> [Instructions for the task] Repeat the full listing below verbatim and keep the images out.

> [Data block]
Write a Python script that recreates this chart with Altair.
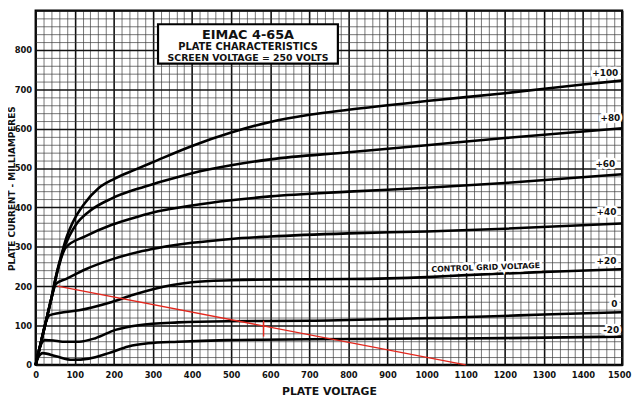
import altair as alt
import pandas as pd

# ---- curve data (plate voltage V, plate current mA) ----
curve_names = ["+100", "+80", "+60", "+40", "+20", "0", "-20"]

v_p100 = [0, 10, 25, 40, 52, 65, 77, 94, 125, 160, 200, 250, 300, 400, 500, 600, 700, 800, 1000, 1200, 1400, 1500]
i_p100 = [0, 42, 105, 168, 226, 276, 318, 360, 410, 448, 472, 494, 515, 556, 590, 617, 635, 648, 670, 690, 712, 722]

v_p80 = [0, 10, 25, 40, 55, 70, 85, 103, 136, 195, 263, 313, 400, 500, 600, 800, 1000, 1200, 1500]
i_p80 = [0, 42, 105, 168, 235, 290, 325, 356, 389, 423, 448, 463, 487, 507, 522, 540, 558, 576, 601]

v_p60 = [0, 10, 25, 40, 55, 77, 128, 195, 263, 313, 400, 500, 600, 800, 1000, 1200, 1500]
i_p60 = [0, 42, 105, 168, 235, 298, 327, 356, 377, 390, 405, 418, 428, 440, 450, 462, 484]

v_p40 = [0, 10, 25, 40, 52, 77, 128, 195, 263, 313, 400, 500, 600, 800, 1000, 1200, 1500]
i_p40 = [0, 42, 105, 168, 206, 218, 243, 268, 287, 297, 310, 320, 326, 334, 339, 346, 359]

v_p20 = [0, 10, 25, 35, 60, 111, 195, 250, 300, 350, 400, 500, 600, 800, 1000, 1100, 1300, 1500]
i_p20 = [0, 42, 105, 126, 132, 139, 160, 178, 192, 203, 210, 215, 217, 218, 223, 228, 236, 243]

v_0 = [0, 8, 23, 45, 69, 111, 153, 204, 263, 364, 490, 700, 800, 1000, 1150, 1300, 1500]
i_0 = [0, 35, 63, 62, 59, 59, 68, 89, 101, 108, 111, 112, 114, 119, 123, 128, 134]

v_m20 = [0, 8, 18, 52, 94, 136, 187, 237, 288, 364, 490, 700, 1000, 1200, 1500]
i_m20 = [0, 22, 30, 22, 13, 16, 30, 47, 55, 59, 63, 65, 67, 68, 72]

# load line and operating point marker
load_v = [56, 1100]
load_i = [200, 0]
op_v = [583]
op_i_low = [72]
op_i_high = [112]

# labels
label_text = ["+100", "+80", "+60", "+40", "+20", "0", "-20", "CONTROL GRID VOLTAGE"]
label_v = [1457, 1470, 1457, 1460, 1460, 1480, 1472, 1151]
label_i = [742, 627, 511, 389, 263, 155, 88, 246]
label_size = [9, 9, 9, 9, 9, 9, 9, 8]
label_angle = [0, 0, 0, 0, 0, 0, 0, 358]

title_lines = ["EIMAC 4-65A", "PLATE CHARACTERISTICS", "SCREEN VOLTAGE = 250 VOLTS"]
title_v = [543, 543, 543]
title_i = [837, 807, 780]
title_size = [13, 10, 9.5]
box_v = [313]
box_v2 = [773]
box_i = [765]
box_i2 = [865]

x_ticks = list(range(0, 1501, 20))
y_ticks = list(range(0, 901, 20))

# ---- tables ----
rows = []
for name, vs, cs in zip(curve_names,
                        [v_p100, v_p80, v_p60, v_p40, v_p20, v_0, v_m20],
                        [i_p100, i_p80, i_p60, i_p40, i_p20, i_0, i_m20]):
    for v, c in zip(vs, cs):
        rows.append({"curve": name, "v": v, "i": c})
curves_df = pd.DataFrame(rows)
load_df = pd.DataFrame({"v": load_v, "i": load_i})
op_df = pd.DataFrame({"v": op_v, "i": op_i_low, "i2": op_i_high})
lab_df = pd.DataFrame({"t": label_text, "v": label_v, "i": label_i,
                       "fs": label_size, "ang": label_angle})
tit_df = pd.DataFrame({"t": title_lines, "v": title_v, "i": title_i, "fs": title_size})
box_df = pd.DataFrame({"v": box_v, "v2": box_v2, "i": box_i, "i2": box_i2})

FONT = "DejaVu Sans"
x_scale = alt.Scale(domain=[0, 1500], nice=False, zero=False)
y_scale = alt.Scale(domain=[0, 900], nice=False, zero=False)

grid_w = {"condition": {"test": "datum.value % 100 === 0", "value": 1.6}, "value": 0.7}
grid_c = {"condition": {"test": "datum.value % 100 === 0", "value": "#111111"}, "value": "#3a3a3a"}

x_axis = alt.Axis(
    values=x_ticks, tickCount=500, format="d",
    labelExpr="datum.value % 100 === 0 ? datum.label : ''",
    labelOverlap=False, labelFlush=False,
    labelOffset={"condition": {"test": "datum.value === 1500", "value": -3}, "value": 0},
    grid=True, gridWidth=grid_w, gridColor=grid_c, gridOpacity=1,
    ticks=False, domain=False,
    labelFont=FONT, labelFontWeight="bold", labelFontSize=8.5, labelColor="#111",
    labelPadding=6,
    title="PLATE VOLTAGE", titleFont=FONT, titleFontWeight="bold", titleFontSize=11,
    titleColor="#111", titleY=30, titleBaseline="alphabetic",
)
y_axis = alt.Axis(
    values=y_ticks, tickCount=500, format="d",
    labelExpr="(datum.value % 100 === 0 && datum.value < 900) ? datum.label : ''",
    labelOverlap=False, labelFlush=False,
    grid=True, gridWidth=grid_w, gridColor=grid_c, gridOpacity=1,
    ticks=False, domain=False,
    labelFont=FONT, labelFontWeight="bold", labelFontSize=8.5, labelColor="#111",
    labelPadding=4,
    title="PLATE CURRENT - MILLIAMPERES", titleFont=FONT, titleFontWeight="bold",
    titleFontSize=9, titleColor="#111", titleX=-28, titleY=180,
    titleBaseline="top", titleAngle=270,
)

base_x = alt.X("v:Q", scale=x_scale, axis=x_axis)
base_y = alt.Y("i:Q", scale=y_scale, axis=y_axis)

curves = alt.Chart(curves_df).mark_line(
    color="black", strokeWidth=2.6, interpolate="monotone"
).encode(x=base_x, y=base_y, detail="curve:N")

load = alt.Chart(load_df).mark_line(color="#e3261c", strokeWidth=1.4).encode(
    x=alt.X("v:Q"), y=alt.Y("i:Q"))

op = alt.Chart(op_df).mark_rule(color="#e3261c", strokeWidth=1.4).encode(
    x=alt.X("v:Q"), y=alt.Y("i:Q"), y2="i2:Q")

halo = alt.Chart(lab_df).mark_text(
    font=FONT, fontWeight="bold", color="white", stroke="white", strokeWidth=5,
    align="center", baseline="middle"
).encode(x=alt.X("v:Q"), y=alt.Y("i:Q"), text="t:N",
         size=alt.Size("fs:Q", scale=None, legend=None),
         angle=alt.Angle("ang:Q", scale=None, legend=None))

labels = alt.Chart(lab_df).mark_text(
    font=FONT, fontWeight="bold", color="#111",
    align="center", baseline="middle"
).encode(x=alt.X("v:Q"), y=alt.Y("i:Q"), text="t:N",
         size=alt.Size("fs:Q", scale=None, legend=None),
         angle=alt.Angle("ang:Q", scale=None, legend=None))

box = alt.Chart(box_df).mark_rect(fill="white", stroke="black", strokeWidth=2.2).encode(
    x=alt.X("v:Q"), x2="v2:Q", y=alt.Y("i:Q"), y2="i2:Q")

titles = alt.Chart(tit_df).mark_text(
    font=FONT, fontWeight="bold", color="#111", align="center", baseline="middle"
).encode(x=alt.X("v:Q"), y=alt.Y("i:Q"), text="t:N",
         size=alt.Size("fs:Q", scale=None, legend=None))

chart = alt.layer(curves, load, op, halo, labels, box, titles).properties(
    width=594, height=359,
    autosize=alt.AutoSizeParams(type="none"),
    padding={"left": 28, "top": 0, "right": 10, "bottom": 33},
    background="white",
).configure_view(stroke="black", strokeWidth=2.2)

chart.save("out.html", embed_options={"renderer": "svg", "actions": False})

> [Answer to this exercise]
Write a Python script that recreates this chart with Altair.
import altair as alt
import pandas as pd

# ---- curve data (plate voltage V, plate current mA) ----
curve_names = ["+100", "+80", "+60", "+40", "+20", "0", "-20"]

v_p100 = [0, 10, 25, 40, 52, 65, 77, 94, 125, 160, 200, 250, 300, 400, 500, 600, 700, 800, 1000, 1200, 1400, 1500]
i_p100 = [0, 42, 105, 168, 226, 276, 318, 360, 410, 448, 472, 494, 515, 556, 590, 617, 635, 648, 670, 690, 712, 722]

v_p80 = [0, 10, 25, 40, 55, 70, 85, 103, 136, 195, 263, 313, 400, 500, 600, 800, 1000, 1200, 1500]
i_p80 = [0, 42, 105, 168, 235, 290, 325, 356, 389, 423, 448, 463, 487, 507, 522, 540, 558, 576, 601]

v_p60 = [0, 10, 25, 40, 55, 77, 128, 195, 263, 313, 400, 500, 600, 800, 1000, 1200, 1500]
i_p60 = [0, 42, 105, 168, 235, 298, 327, 356, 377, 390, 405, 418, 428, 440, 450, 462, 484]

v_p40 = [0, 10, 25, 40, 52, 77, 128, 195, 263, 313, 400, 500, 600, 800, 1000, 1200, 1500]
i_p40 = [0, 42, 105, 168, 206, 218, 243, 268, 287, 297, 310, 320, 326, 334, 339, 346, 359]

v_p20 = [0, 10, 25, 35, 60, 111, 195, 250, 300, 350, 400, 500, 600, 800, 1000, 1100, 1300, 1500]
i_p20 = [0, 42, 105, 126, 132, 139, 160, 178, 192, 203, 210, 215, 217, 218, 223, 228, 236, 243]

v_0 = [0, 8, 23, 45, 69, 111, 153, 204, 263, 364, 490, 700, 800, 1000, 1150, 1300, 1500]
i_0 = [0, 35, 63, 62, 59, 59, 68, 89, 101, 108, 111, 112, 114, 119, 123, 128, 134]

v_m20 = [0, 8, 18, 52, 94, 136, 187, 237, 288, 364, 490, 700, 1000, 1200, 1500]
i_m20 = [0, 22, 30, 22, 13, 16, 30, 47, 55, 59, 63, 65, 67, 68, 72]

# load line and operating point marker
load_v = [56, 1100]
load_i = [200, 0]
op_v = [583]
op_i_low = [72]
op_i_high = [112]

# labels
label_text = ["+100", "+80", "+60", "+40", "+20", "0", "-20", "CONTROL GRID VOLTAGE"]
label_v = [1457, 1470, 1457, 1460, 1460, 1480, 1472, 1151]
label_i = [742, 627, 511, 389, 263, 155, 88, 246]
label_size = [9, 9, 9, 9, 9, 9, 9, 8]
label_angle = [0, 0, 0, 0, 0, 0, 0, 358]

title_lines = ["EIMAC 4-65A", "PLATE CHARACTERISTICS", "SCREEN VOLTAGE = 250 VOLTS"]
title_v = [543, 543, 543]
title_i = [837, 807, 780]
title_size = [13, 10, 9.5]
box_v = [313]
box_v2 = [773]
box_i = [765]
box_i2 = [865]

x_ticks = list(range(0, 1501, 20))
y_ticks = list(range(0, 901, 20))

# ---- tables ----
rows = []
for name, vs, cs in zip(curve_names,
                        [v_p100, v_p80, v_p60, v_p40, v_p20, v_0, v_m20],
                        [i_p100, i_p80, i_p60, i_p40, i_p20, i_0, i_m20]):
    for v, c in zip(vs, cs):
        rows.append({"curve": name, "v": v, "i": c})
curves_df = pd.DataFrame(rows)
load_df = pd.DataFrame({"v": load_v, "i": load_i})
op_df = pd.DataFrame({"v": op_v, "i": op_i_low, "i2": op_i_high})
lab_df = pd.DataFrame({"t": label_text, "v": label_v, "i": label_i,
                       "fs": label_size, "ang": label_angle})
tit_df = pd.DataFrame({"t": title_lines, "v": title_v, "i": title_i, "fs": title_size})
box_df = pd.DataFrame({"v": box_v, "v2": box_v2, "i": box_i, "i2": box_i2})

FONT = "DejaVu Sans"
x_scale = alt.Scale(domain=[0, 1500], nice=False, zero=False)
y_scale = alt.Scale(domain=[0, 900], nice=False, zero=False)

grid_w = {"condition": {"test": "datum.value % 100 === 0", "value": 1.6}, "value": 0.7}
grid_c = {"condition": {"test": "datum.value % 100 === 0", "value": "#111111"}, "value": "#3a3a3a"}

x_axis = alt.Axis(
    values=x_ticks, tickCount=500, format="d",
    labelExpr="datum.value % 100 === 0 ? datum.label : ''",
    labelOverlap=False, labelFlush=False,
    labelOffset={"condition": {"test": "datum.value === 1500", "value": -3}, "value": 0},
    grid=True, gridWidth=grid_w, gridColor=grid_c, gridOpacity=1,
    ticks=False, domain=False,
    labelFont=FONT, labelFontWeight="bold", labelFontSize=8.5, labelColor="#111",
    labelPadding=6,
    title="PLATE VOLTAGE", titleFont=FONT, titleFontWeight="bold", titleFontSize=11,
    titleColor="#111", titleY=30, titleBaseline="alphabetic",
)
y_axis = alt.Axis(
    values=y_ticks, tickCount=500, format="d",
    labelExpr="(datum.value % 100 === 0 && datum.value < 900) ? datum.label : ''",
    labelOverlap=False, labelFlush=False,
    grid=True, gridWidth=grid_w, gridColor=grid_c, gridOpacity=1,
    ticks=False, domain=False,
    labelFont=FONT, labelFontWeight="bold", labelFontSize=8.5, labelColor="#111",
    labelPadding=4,
    title="PLATE CURRENT - MILLIAMPERES", titleFont=FONT, titleFontWeight="bold",
    titleFontSize=9, titleColor="#111", titleX=-28, titleY=180,
    titleBaseline="top", titleAngle=270,
)

base_x = alt.X("v:Q", scale=x_scale, axis=x_axis)
base_y = alt.Y("i:Q", scale=y_scale, axis=y_axis)

curves = alt.Chart(curves_df).mark_line(
    color="black", strokeWidth=2.6, interpolate="monotone"
).encode(x=base_x, y=base_y, detail="curve:N")

load = alt.Chart(load_df).mark_line(color="#e3261c", strokeWidth=1.4).encode(
    x=alt.X("v:Q"), y=alt.Y("i:Q"))

op = alt.Chart(op_df).mark_rule(color="#e3261c", strokeWidth=1.4).encode(
    x=alt.X("v:Q"), y=alt.Y("i:Q"), y2="i2:Q")

halo = alt.Chart(lab_df).mark_text(
    font=FONT, fontWeight="bold", color="white", stroke="white", strokeWidth=5,
    align="center", baseline="middle"
).encode(x=alt.X("v:Q"), y=alt.Y("i:Q"), text="t:N",
         size=alt.Size("fs:Q", scale=None, legend=None),
         angle=alt.Angle("ang:Q", scale=None, legend=None))

labels = alt.Chart(lab_df).mark_text(
    font=FONT, fontWeight="bold", color="#111",
    align="center", baseline="middle"
).encode(x=alt.X("v:Q"), y=alt.Y("i:Q"), text="t:N",
         size=alt.Size("fs:Q", scale=None, legend=None),
         angle=alt.Angle("ang:Q", scale=None, legend=None))

box = alt.Chart(box_df).mark_rect(fill="white", stroke="black", strokeWidth=2.2).encode(
    x=alt.X("v:Q"), x2="v2:Q", y=alt.Y("i:Q"), y2="i2:Q")

titles = alt.Chart(tit_df).mark_text(
    font=FONT, fontWeight="bold", color="#111", align="center", baseline="middle"
).encode(x=alt.X("v:Q"), y=alt.Y("i:Q"), text="t:N",
         size=alt.Size("fs:Q", scale=None, legend=None))

chart = alt.layer(curves, load, op, halo, labels, box, titles).properties(
    width=594, height=359,
    autosize=alt.AutoSizeParams(type="none"),
    padding={"left": 28, "top": 0, "right": 10, "bottom": 33},
    background="white",
).configure_view(stroke="black", strokeWidth=2.2)

chart.save("out.html", embed_options={"renderer": "svg", "actions": False})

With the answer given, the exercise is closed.